Goldman formula uma das críticas mais radicais de sua época — e talvez ainda da nossa: toda união sem amor é prostituição. A frase, que escandalizou moralistas e reformadores, não é um exagero retórico. Ela expressa a convicção de que a coerção econômica transforma o casamento em uma transação desigual, onde a mulher troca sua autonomia, sua sexualidade e sua força de trabalho por segurança material.

A prostituta “ilegal”, diz Goldman, ao menos possui a liberdade de deixar o homem que a compra. A esposa “respeitável”, ao contrário, está presa por leis, convenções sociais e pelo medo do escândalo. A sociedade burguesa, portanto, não combate a prostituição: ela a institucionaliza.

Essa análise antecipa debates contemporâneos sobre trabalho reprodutivo, divisão sexual do trabalho e autonomia feminina. Goldman percebe, muito antes de autoras feministas do século XX, que a opressão das mulheres está profundamente ligada à estrutura econômica da sociedade.

O Estado, a Igreja e a fabricação da submissão

Para Goldman, o casamento não é apenas uma instituição econômica, mas também um instrumento político. O Estado e a Igreja atuam como guardiões da moralidade burguesa, garantindo que a família — célula básica da ordem social — continue a reproduzir hierarquias e desigualdades.

A lei do divórcio, por exemplo, é apresentada como uma armadilha: para se libertar, a mulher deve expor sua vida íntima ao escrutínio público, arriscando sua reputação e seu futuro. A Igreja, por sua vez, reforça a ideia de que o casamento é sagrado, imutável e natural — uma estratégia eficaz para manter mulheres e homens presos a papéis sociais rígidos.

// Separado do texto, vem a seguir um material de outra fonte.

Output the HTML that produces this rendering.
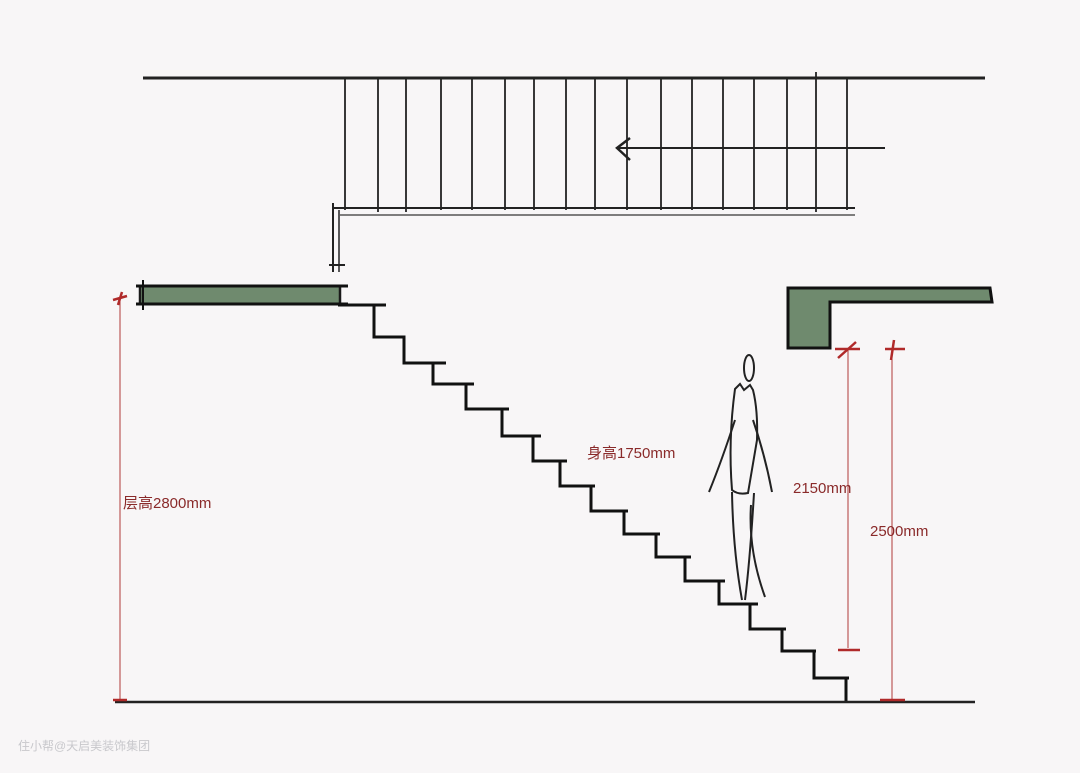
<!DOCTYPE html>
<html><head><meta charset="utf-8"><style>
html,body{margin:0;padding:0;background:#f8f6f7;}
svg{display:block}
text{font-family:"Liberation Sans","Noto Sans CJK SC",sans-serif;}
</style></head><body>
<svg width="1080" height="773" viewBox="0 0 1080 773" xmlns="http://www.w3.org/2000/svg">
<rect width="1080" height="773" fill="#f8f6f7"/>
<line x1="143" y1="78" x2="985" y2="78" stroke="#222" stroke-width="3"/>
<g stroke="#222" stroke-width="1.8">
<line x1="345" y1="78" x2="345" y2="210"/><line x1="378" y1="78" x2="378" y2="212"/>
<line x1="406" y1="78" x2="406" y2="212"/><line x1="441" y1="78" x2="441" y2="210"/>
<line x1="472" y1="78" x2="472" y2="210"/><line x1="505" y1="78" x2="505" y2="210"/>
<line x1="534" y1="78" x2="534" y2="210"/><line x1="566" y1="78" x2="566" y2="210"/>
<line x1="595" y1="78" x2="595" y2="210"/><line x1="627" y1="78" x2="627" y2="210"/>
<line x1="661" y1="78" x2="661" y2="210"/><line x1="692" y1="78" x2="692" y2="210"/>
<line x1="723" y1="78" x2="723" y2="210"/><line x1="754" y1="78" x2="754" y2="210"/>
<line x1="787" y1="78" x2="787" y2="210"/><line x1="816" y1="72" x2="816" y2="212"/>
<line x1="847" y1="78" x2="847" y2="210"/>
</g>
<line x1="332" y1="208" x2="855" y2="208" stroke="#222" stroke-width="2"/>
<line x1="340" y1="215" x2="855" y2="215" stroke="#555" stroke-width="1.5"/>
<line x1="333" y1="203" x2="333" y2="272" stroke="#222" stroke-width="2"/>
<line x1="339" y1="210" x2="339" y2="272" stroke="#222" stroke-width="1.5"/>
<line x1="329" y1="265" x2="345" y2="265" stroke="#222" stroke-width="2"/>
<line x1="617" y1="148" x2="885" y2="148" stroke="#222" stroke-width="2"/>
<polyline points="630,138 617,148 630,160" fill="none" stroke="#222" stroke-width="2.5"/>
<rect x="140" y="286" width="200" height="18" fill="#6f8a6e" stroke="#1a1a1a" stroke-width="2.5"/>
<line x1="136" y1="286" x2="348" y2="286" stroke="#111" stroke-width="3"/>
<line x1="136" y1="304" x2="348" y2="304" stroke="#111" stroke-width="3"/>
<line x1="143" y1="280" x2="143" y2="310" stroke="#111" stroke-width="2"/>
<path d="M788,288 L990,288 L992,302 L830,302 L830,348 L788,348 Z" fill="#6f8a6e" stroke="#111" stroke-width="3"/>
<polyline fill="none" stroke="#111" stroke-width="3" points="338,305 386,305 374,305 374,337 404,337 404,363 446,363 433,363 433,384 474,384 466,384 466,409 509,409 502,409 502,436 541,436 533,436 533,461 567,461 560,461 560,486 595,486 591,486 591,511 628,511 624,511 624,534 660,534 656,534 656,557 691,557 685,557 685,581 725,581 719,581 719,604 758,604 750,604 750,629 786,629 782,629 782,651 816,651 814,651 814,678 849,678 846,678 846,703"/>
<line x1="115" y1="702" x2="975" y2="702" stroke="#222" stroke-width="2.5"/>
<g stroke="#b03a3a" stroke-width="1">
<line x1="120" y1="298" x2="120" y2="700"/>
<line x1="848" y1="348" x2="848" y2="648"/>
<line x1="892" y1="348" x2="892" y2="700"/>
</g>
<g stroke="#b02a2a" stroke-width="2.5">
<line x1="113" y1="300" x2="127" y2="296"/><line x1="118" y1="305" x2="122" y2="292"/>
<line x1="113" y1="700" x2="127" y2="700"/><line x1="838" y1="358" x2="856" y2="342"/>
<line x1="835" y1="349" x2="860" y2="349"/><line x1="885" y1="349" x2="905" y2="349"/>
<line x1="891" y1="360" x2="894" y2="340"/><line x1="838" y1="650" x2="860" y2="650"/>
<line x1="880" y1="700" x2="905" y2="700"/>
</g>
<g fill="none" stroke="#222" stroke-width="2">
<ellipse cx="749" cy="368" rx="5" ry="13"/>
<path d="M735,389 L740,384 L744,390 L750,385 L753,390 Q758,410 757,440 Q752,470 748,493 Q738,495 732,490 Q728,440 735,389 Z"/>
<path d="M735,420 Q722,460 709,492"/>
<path d="M753,420 Q765,455 772,492"/>
<path d="M732,492 Q733,550 742,600"/>
<path d="M754,493 Q750,560 745,600"/>
<path d="M751,505 Q748,550 765,597"/>
</g>
<text x="123" y="508" font-size="15" fill="#8a2a2a">层高2800mm</text>
<text x="587" y="458" font-size="15" fill="#8a2a2a">身高1750mm</text>
<text x="793" y="493" font-size="15" fill="#8a2a2a">2150mm</text>
<text x="870" y="536" font-size="15" fill="#8a2a2a">2500mm</text>
<text x="18" y="750" font-size="12" fill="#c8c8cc">住小帮@天启美装饰集团</text>
</svg>
</body></html>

Goldman denuncia essa aliança entre Estado, Igreja e capitalismo como um sistema de controle total, que regula corpos, desejos e relações humanas.

A visão anarquista de liberdade sexual

A crítica de Goldman não é destrutiva; ela aponta para um horizonte de emancipação. Em uma sociedade verdadeiramente livre — sem propriedade privada, sem exploração e sem instituições coercitivas — as relações humanas seriam baseadas no afeto, na solidariedade e na autonomia.

O casamento, tal como o conhecemos, deixaria de existir. Em seu lugar, haveria uniões livres, sustentadas pelo amor e pela afinidade, e não pela necessidade econômica ou pela pressão social. A separação, quando necessária, seria tranquila e digna, sem escândalos ou punições.

Essa visão antecipa debates sobre amor livre, autonomia sexual e relações não hierárquicas que só ganhariam força décadas depois.

A atualidade desconcertante de Emma Goldman

Mais de um século após sua publicação, o texto de Goldman continua a ecoar questões urgentes:

  • A precarização do trabalho e seu impacto nas relações afetivas
  • A sobrecarga doméstica das mulheres
  • A persistência da violência econômica e simbólica no casamento
  • A moralização da sexualidade feminina
  • A desigualdade estrutural que empurra mulheres para formas diversas de exploração

Goldman não oferece respostas fáceis. Ela nos convida a olhar para a raiz dos problemas — não para seus sintomas. Sua crítica é um chamado à ação, à reflexão e à construção de novas formas de viver e se relacionar.

Por que ler Emma Goldman hoje

“Anarquia e a Questão Sexual” é mais do que um texto histórico. É um espelho incômodo que revela como as estruturas de opressão se reinventam, mesmo quando acreditamos tê-las superado. Goldman nos lembra que não há emancipação possível sem transformar radicalmente as bases econômicas e políticas da sociedade.

Para o CCLA, revisitar esse texto é reafirmar a importância de uma crítica libertária que articule gênero, classe e poder — e que continue a imaginar, como Goldman, um mundo onde o amor não seja contrato, a vida não seja servidão e a liberdade não seja privilégio.